Juan Sanchez took Ilie's place against Seville, and was on hand to profit from Claudio Lopez's sixth-minute corner kick. The partnership frequently misfired, although Sanchez was able to return the favour when his break in the 71st minute led to Lopez extending the lead.
A rival for the job of Lopez's straight man will be Goran Vlaovic, the Croatian international forward who joined Valencia from Padova three years ago and appeared on the bench on Saturday for the first time since picking up an injury in the cup final.
The competition for starting places is intense. "We've got a lot of good players," Bjorklund said. "But there's going to be a lot of games this season. Sooner or later you're going to play, and you just have to take your chance."

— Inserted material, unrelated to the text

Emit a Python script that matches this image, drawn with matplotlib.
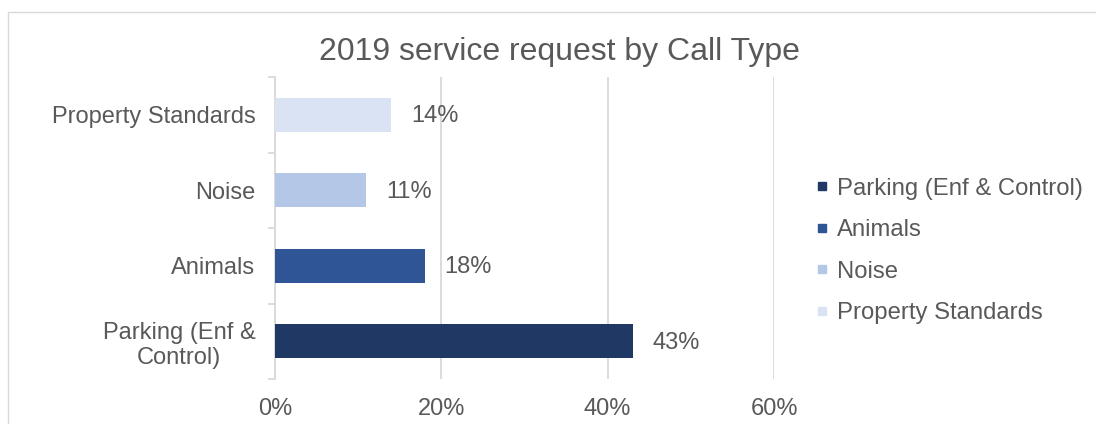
import matplotlib.pyplot as plt
from matplotlib.lines import Line2D
from matplotlib.patches import Rectangle
from matplotlib.ticker import FuncFormatter

plt.rcParams['font.family'] = ['Liberation Sans', 'DejaVu Sans']

categories = ['Parking (Enf &\nControl)', 'Animals', 'Noise', 'Property Standards']
legend_names = ['Parking (Enf & Control)', 'Animals', 'Noise', 'Property Standards']
shares = [0.43, 0.18, 0.11, 0.14]
colors = ['#203864', '#2F5597', '#B4C7E7', '#DAE3F3']
x_ticks = [0, 0.2, 0.4, 0.6]

text_col = '#595959'
grid_col = '#D9D9D9'

fig = plt.figure(figsize=(10.96, 4.24), dpi=100)
ax = fig.add_axes([275 / 1096, 1 - 379 / 424, (774 - 275) / 1096, (379 - 77) / 424])

# chart frame (runs off the right and bottom edges)
fig.patches.append(Rectangle((8 / 1096, -0.2), 1.2, 1.2 - 12 / 424,
                             transform=fig.transFigure, fill=False,
                             edgecolor=grid_col, linewidth=1))

ypos = range(len(categories))
ax.barh(ypos, shares, height=0.45, color=colors, zorder=3)
for y, v in zip(ypos, shares):
    ax.annotate(f'{v:.0%}', (v, y), xytext=(14, -1), textcoords='offset points',
                va='center', ha='left', fontsize=17, color=text_col)

ax.set_xlim(0, 0.6)
ax.set_ylim(-0.5, len(categories) - 0.5)
ax.set_xticks(x_ticks)
ax.xaxis.set_major_formatter(FuncFormatter(lambda v, p: f'{v:.0%}'))
ax.grid(axis='x', color=grid_col, linewidth=1.3, zorder=0)
ax.tick_params(axis='x', length=0, pad=14, labelsize=17, labelcolor=text_col)

ax.set_yticks(list(ypos))
ax.set_yticklabels(categories, multialignment='center')
ax.set_yticks([i - 0.5 for i in range(len(categories) + 1)], minor=True)
ax.tick_params(axis='y', which='major', length=0, pad=14, labelsize=17, labelcolor=text_col)
ax.tick_params(axis='y', which='minor', length=5, color=grid_col, width=1.3)

for s in ['top', 'right', 'bottom']:
    ax.spines[s].set_visible(False)
ax.spines['left'].set_color(grid_col)
ax.spines['left'].set_linewidth(1.3)

fig.text(559 / 1096, 1 - 52 / 424, '2019 service request by Call Type',
         ha='center', va='center', fontsize=23, color=text_col)

handles = [Line2D([], [], marker='s', linestyle='none', markersize=6,
                  markerfacecolor=c, markeredgecolor=c) for c in colors]
fig.legend(handles, legend_names, loc='center left',
           bbox_to_anchor=(805 / 1096, 1 - 251 / 424), frameon=False,
           fontsize=17.2, labelcolor=text_col, handlelength=0.6, handletextpad=0.33,
           labelspacing=0.82, borderaxespad=0)

fig.savefig('out.png', dpi=100)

Why have Valencia been so impressive in Europe and so disappointing in their own league? "If I only knew," Bjorklund said. "One difference, I guess, is that in Europe we're playing the big teams, who try to play football, and that suits us quite well. Here in Spain some of the teams just get behind the ball and try to defend and defend and defend. That gives us problems."

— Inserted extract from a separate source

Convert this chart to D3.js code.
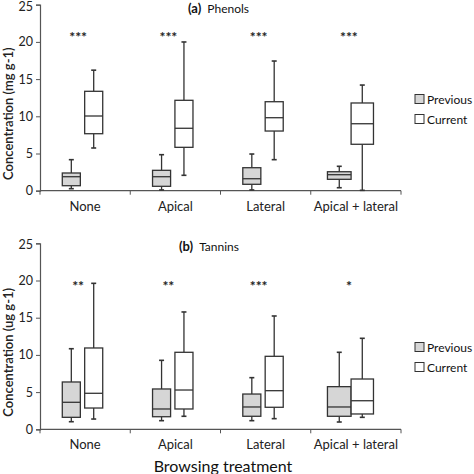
<!DOCTYPE html>
<html>
<head>
<meta charset="utf-8">
<script src="https://cdn.jsdelivr.net/npm/d3@7"></script>
<style>
  html, body { margin: 0; padding: 0; background: #fff; }
  svg { display: block; font-family: Lato, "Open Sans", sans-serif; }
</style>
</head>
<body>
<svg id="chart" width="474" height="474"></svg>
<script>
// ---------- data ----------
const categories = ["None", "Apical", "Lateral", "Apical + lateral"];
const seriesNames = ["Previous", "Current"];
const yTicks = [0, 5, 10, 15, 20, 25];

// Phenols (mg g-1): [lower whisker, Q1, median, Q3, upper whisker]
const phenolsPrevious = [
  [0.27, 0.67, 1.88, 2.38, 4.17],
  [0.10, 0.59, 1.88, 2.74, 4.84],
  [0.10, 0.86, 1.61, 3.09, 4.93],
  [0.40, 1.53, 2.15, 2.55, 3.28]
];
const phenolsCurrent = [
  [5.74, 7.66, 10.04, 13.36, 16.20],
  [2.07, 5.83, 8.39, 12.15, 19.99],
  [4.17, 8.02, 9.81, 11.96, 17.43],
  [0.05, 6.24, 9.00, 11.79, 14.20]
];
const phenolsSignif = ["***", "***", "***", "***"];

// Tannins (ug g-1)
const tanninsPrevious = [
  [1.02, 1.61, 3.63, 6.36, 10.83],
  [1.16, 1.69, 2.73, 5.42, 9.27],
  [1.16, 1.75, 3.00, 4.74, 6.94],
  [0.98, 1.75, 3.00, 5.73, 10.35]
];
const tanninsCurrent = [
  [1.38, 2.86, 4.84, 10.93, 19.62],
  [1.75, 2.73, 5.28, 10.35, 15.77],
  [1.43, 2.96, 5.19, 9.81, 15.23],
  [1.61, 2.06, 3.84, 6.76, 12.23]
];
const tanninsSignif = ["**", "**", "***", "*"];

// ---------- layout ----------
const svg = d3.select("#chart");
const x = d3.scaleBand().domain(categories).range([40, 401]).paddingInner(0).paddingOuter(0);
// box spans as fractions of each band
const boxLayout = [
  { p: [0.247, 0.447], c: [0.495, 0.695] },
  { p: [0.247, 0.447], c: [0.495, 0.695] },
  { p: [0.247, 0.447], c: [0.495, 0.695] },
  { p: [0.185, 0.447], c: [0.447, 0.695] }
];
const fills = { Previous: "#d6d6d6", Current: "#ffffff" };
const stroke = "#333";

function panel(cfg) {
  const y = d3.scaleLinear().domain([0, 25]).range([cfg.y0, cfg.y0 - 186]);
  const g = svg.append("g");

  // y axis
  const yAxis = d3.axisLeft(y).tickValues(yTicks).tickSize(4).tickPadding(3);
  const ya = g.append("g").attr("transform", "translate(40,0)").call(yAxis);
  ya.select(".domain").attr("stroke", "#555").attr("stroke-width", 1.2);
  ya.selectAll(".tick line").attr("stroke", "#555");
  ya.selectAll("text").attr("font-size", 12.5).attr("fill", "#222").attr("font-family", "Lato, sans-serif");
  ya.selectAll(".tick").filter(d => d === 25).select("text").attr("dy", "0.45em");

  // x axis
  const xa = g.append("g").attr("transform", `translate(0,${cfg.y0})`);
  xa.append("line").attr("x1", 40).attr("x2", 401).attr("y1", 0).attr("y2", 0)
    .attr("stroke", "#555").attr("stroke-width", 1.2);
  const bounds = categories.map(c => x(c)).concat([x.range()[1]]);
  xa.selectAll("line.tk").data(bounds).join("line").attr("class", "tk")
    .attr("x1", d => d).attr("x2", d => d).attr("y1", 0).attr("y2", 4)
    .attr("stroke", "#555");
  xa.selectAll("text").data(categories).join("text")
    .attr("x", d => x(d) + x.bandwidth() / 2).attr("y", 20)
    .attr("text-anchor", "middle").attr("font-size", 13).attr("fill", "#222")
    .text(d => d);

  // boxes
  const series = [
    { name: "Previous", key: "p", data: cfg.prev },
    { name: "Current", key: "c", data: cfg.curr }
  ];
  series.forEach(s => {
    s.data.forEach((v, i) => {
      const bw = x.bandwidth();
      const x0 = x(categories[i]) + boxLayout[i][s.key][0] * bw;
      const x1 = x(categories[i]) + boxLayout[i][s.key][1] * bw;
      const cx = (x0 + x1) / 2;
      const bg = g.append("g");
      // whiskers
      bg.append("line").attr("x1", cx).attr("x2", cx).attr("y1", y(v[4])).attr("y2", y(v[3]))
        .attr("stroke", stroke).attr("stroke-width", 1.3);
      bg.append("line").attr("x1", cx).attr("x2", cx).attr("y1", y(v[1])).attr("y2", y(v[0]))
        .attr("stroke", stroke).attr("stroke-width", 1.3);
      [v[0], v[4]].forEach(w => {
        bg.append("line").attr("x1", cx - 2.5).attr("x2", cx + 2.5).attr("y1", y(w)).attr("y2", y(w))
          .attr("stroke", stroke).attr("stroke-width", 1.6);
      });
      bg.append("rect").attr("x", x0).attr("width", x1 - x0)
        .attr("y", y(v[3])).attr("height", y(v[1]) - y(v[3]))
        .attr("fill", fills[s.name]).attr("stroke", stroke).attr("stroke-width", 1.3);
      bg.append("line").attr("x1", x0).attr("x2", x1).attr("y1", y(v[2])).attr("y2", y(v[2]))
        .attr("stroke", stroke).attr("stroke-width", 1.3);
    });
  });

  // significance
  g.selectAll("text.sig").data(cfg.sig).join("text").attr("class", "sig")
    .attr("x", (d, i) => x(categories[i]) + x.bandwidth() / 2 - 7)
    .attr("y", cfg.sigY)
    .attr("text-anchor", "middle").attr("font-size", 14).attr("font-weight", "bold")
    .attr("fill", "#222").text(d => d);

  // title
  const t = g.append("text").attr("x", cfg.titleX).attr("y", cfg.titleY).attr("fill", "#111");
  t.append("tspan").attr("font-weight", "bold").attr("font-size", 13).text(cfg.tag);
  t.append("tspan").attr("font-size", 12).attr("dx", 6).text(cfg.title);

  // y label
  g.append("text")
    .attr("transform", `translate(13,${cfg.y0 - 77}) rotate(-90)`)
    .attr("text-anchor", "middle").attr("font-size", 13).attr("font-weight", 600)
    .attr("fill", "#222").text(cfg.ylabel);

  // legend
  const lg = g.append("g");
  seriesNames.forEach((n, i) => {
    const ly = cfg.legendY + i * 20;
    lg.append("rect").attr("x", 415).attr("y", ly - 4.5).attr("width", 9).attr("height", 9)
      .attr("fill", fills[n]).attr("stroke", stroke).attr("stroke-width", 1);
    lg.append("text").attr("x", 427).attr("y", ly + 4.5).attr("font-size", 12).attr("fill", "#111").text(n);
  });
}

panel({
  y0: 190.7, prev: phenolsPrevious, curr: phenolsCurrent, sig: phenolsSignif, sigY: 42,
  tag: "(a)", title: "Phenols", titleX: 188, titleY: 13,
  ylabel: "Concentration (mg g-1)", legendY: 99
});
panel({
  y0: 429.3, prev: tanninsPrevious, curr: tanninsCurrent, sig: tanninsSignif, sigY: 291,
  tag: "(b)", title: "Tannins", titleX: 179, titleY: 251,
  ylabel: "Concentration (ug g-1)", legendY: 347
});

svg.append("text").attr("x", 223).attr("y", 472).attr("text-anchor", "middle")
  .attr("font-size", 16).attr("fill", "#111").text("Browsing treatment");
</script>
</body>
</html>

Nevertheless, Bjorklund thinks that Spanish football is in good shape at the moment, new money from television having given less fashionable clubs the strength to challenge the established giants. "You just have to look at the European competitions," he said. "All of the Spanish teams are still there, three in the Champions' League and four in the Uefa Cup. That says quite a lot."
Winning the European Cup, he said, would be hard. "But European football suits us well. Everyone thinks that Manchester should be the favourites in this group. Nevertheless, we're feeling confident."
The silence that greeted Valencia's players as they left the pitch on Saturday night after a 2-0 home win provided an eloquent testimony to the poverty of their league form. Their fans will be hoping that on Wednesday night, once again, the stimulus of European competition will be enough to turn the lights back on.